Can Sam take care of himself by now?
Whether or not he can, he should have to. That's always been my point of view about it—that was my point of view about it last season as well. That's what he always wanted, that's what he asked for, and part of his perspective about going down the road he did with Ruby and wanted to take on Lilith on his own, which kind of manifested in drinking demon blood was, "I'm a grown-up and this is what I'm going to do and you don't have to agree with my plan. This is what I'm going to do." It's classic sibling tension stuff, played out.
You're good at putting Sam through the ringer—what more can we do to the boy?
We have more to do Sam...and Dean. There are limits to what you can do to their physical selves—we've killed them and put them in hell and all that sort of thing. But psychological torture? There's no end. Supernatural's bread and butter is the psychological torture of the Winchester boys. And now we have Castiel on a fairly regular basis, and he is present in the boys' lives enough that we see a little of a humanizing of him. When an angel becomes more emotional and more human, then they become easier to psychologically torture as well. There's plenty of that to go around.
How do you keep the humor in the apocalypse?
It's actually be surprisingly easy. Last season was so dark, it was suicidal. Especially Sam went to this very, very dark place, but the apocalypse has been surprisingly amusing. We are having a great time with it. We've just been going bonkers with it. We're going into the future, the Horsemen have a sense of humor, Lucifer is a nice guy in many ways—I mean he's dangerous, everything is dangerous, people are dying by the thousands. Everyone on planet Earth could die, but...maybe it's gallows humor. Maybe the stakes are so high that—even people so hugely powerful that they've never had to have a point of view before, like, say, a trickster, would have to weigh in, and gods with a lower-case g will have to weigh in. And they're funny. So it's going to be scary and gorey and freaky and the melodrama between the boys is there, but I actually think it's a funnier season than the last season, in many ways.

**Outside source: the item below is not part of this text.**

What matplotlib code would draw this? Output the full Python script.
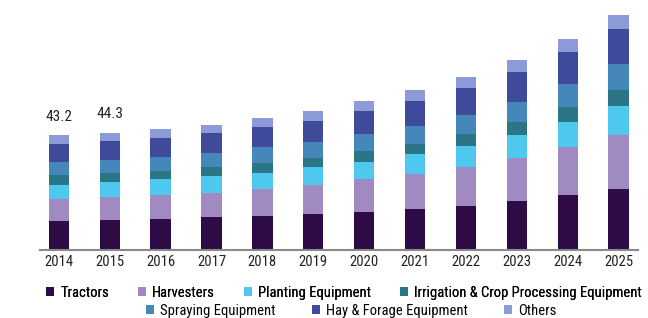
import matplotlib
matplotlib.use("Agg")
import matplotlib.pyplot as plt
import numpy as np

# Market size by product (USD billion), stacked bottom to top
years = ["2014", "2015", "2016", "2017", "2018", "2019",
         "2020", "2021", "2022", "2023", "2024", "2025"]
tractors =   [10.9, 11.0, 11.4, 12.2, 12.7, 13.4, 14.2, 15.5, 16.6, 18.3, 20.5, 22.8]
harvesters = [8.1, 9.0, 9.1, 9.3, 10.1, 10.9, 12.4, 13.1, 14.8, 16.5, 18.4, 20.6]
planting =   [5.5, 5.5, 6.2, 6.3, 6.3, 6.8, 6.5, 7.4, 7.9, 8.6, 9.5, 11.0]
irrigation = [3.6, 3.6, 3.1, 3.3, 3.8, 3.6, 4.1, 4.1, 4.5, 5.0, 5.5, 6.0]
spraying =   [5.0, 4.8, 5.4, 5.6, 5.8, 6.0, 6.6, 6.8, 7.1, 7.6, 8.7, 9.8]
hay =        [6.7, 7.2, 7.0, 7.3, 7.6, 8.1, 8.8, 9.2, 10.4, 11.3, 12.2, 13.2]
others =     [3.4, 3.2, 3.3, 3.3, 3.4, 3.8, 3.5, 4.3, 3.9, 4.5, 4.9, 5.4]

series = ["Tractors", "Harvesters", "Planting Equipment",
          "Irrigation & Crop Processing Equipment", "Spraying Equipment",
          "Hay & Forage Equipment", "Others"]
values = [tractors, harvesters, planting, irrigation, spraying, hay, others]
colors = ["#2E0B45", "#A08AC2", "#4EC8EE", "#2A7586", "#4687BA", "#3F4A9B", "#8C9BD8"]

# totals shown above the first two bars
labels = {"2014": "43.2", "2015": "44.3"}

plt.rcParams["font.family"] = ["Roboto Condensed", "Liberation Sans", "DejaVu Sans"]

fig = plt.figure(figsize=(6.48, 3.18), dpi=100)
ax = fig.add_axes([40 / 648, (318 - 249.5) / 318, 598 / 648, 249.5 / 318])

x = np.arange(len(years))
bottom = np.zeros(len(years))
handles = []
for name, vals, col in zip(series, values, colors):
    b = ax.bar(x, vals, width=0.40, bottom=bottom, color=col, label=name, linewidth=0)
    handles.append(b)
    bottom += np.array(vals)

for i, y in enumerate(years):
    if y in labels:
        ax.text(x[i], bottom[i] + 4.3, labels[y], ha="center", va="bottom",
                fontsize=11, color="#222222")

ax.set_xlim(-0.37, 11.38)
ax.set_ylim(0, 94.5)
ax.set_xticks(x)
ax.set_xticklabels(years, fontsize=10.5, color="#222222")
ax.tick_params(axis="x", length=0, pad=4)
ax.set_yticks([])
for s in ["top", "right", "left"]:
    ax.spines[s].set_visible(False)
ax.spines["bottom"].set_color("#8a8a8a")
ax.spines["bottom"].set_linewidth(1.5)

# legend in two centered rows
leg_kw = dict(loc="center", frameon=False, fontsize=10.5, handlelength=0.55,
              handleheight=0.55, handletextpad=0.4, borderpad=0)
leg1 = fig.legend(handles[:4], series[:4], ncol=4, columnspacing=2.0,
                  bbox_to_anchor=(344 / 648, 1 - 293 / 318), **leg_kw)
fig.add_artist(leg1)
fig.legend(handles[4:], series[4:], ncol=3, columnspacing=2.5,
           bbox_to_anchor=(351 / 648, 1 - 311 / 318), **leg_kw)

fig.savefig("out.png", dpi=100, facecolor="white")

Will we see Lucifer throughout the whole season?
He's definitely the big bad of the season. I would compare it to Lilith in that you saw her sometimes, you heard about her a lot, you met her minions, you met her right-hand man. You might actually see Lucifer a little more than you saw Lilith, the last couple of seasons. And we have a great actor cast, Mark Pellegrino, and I don't think Lucifer wants to go back to hell. I think that's the last place he wants to go, but he's walking the earth and causing trouble throughout the season.
Any other characters coming back, even if they're no longer living?
Jessica, Sam's girlfriend, has a role in an upcoming episode. We're bringing back all the hunters we can. Ellen and Jo [Harvelle] (Samantha Ferris, Alona Tal) are coming back for an episode, and Rufus (Steven Williams). We've just had this run of good luck where the actors were all available. And they haven't necessarily been at the time we wanted them.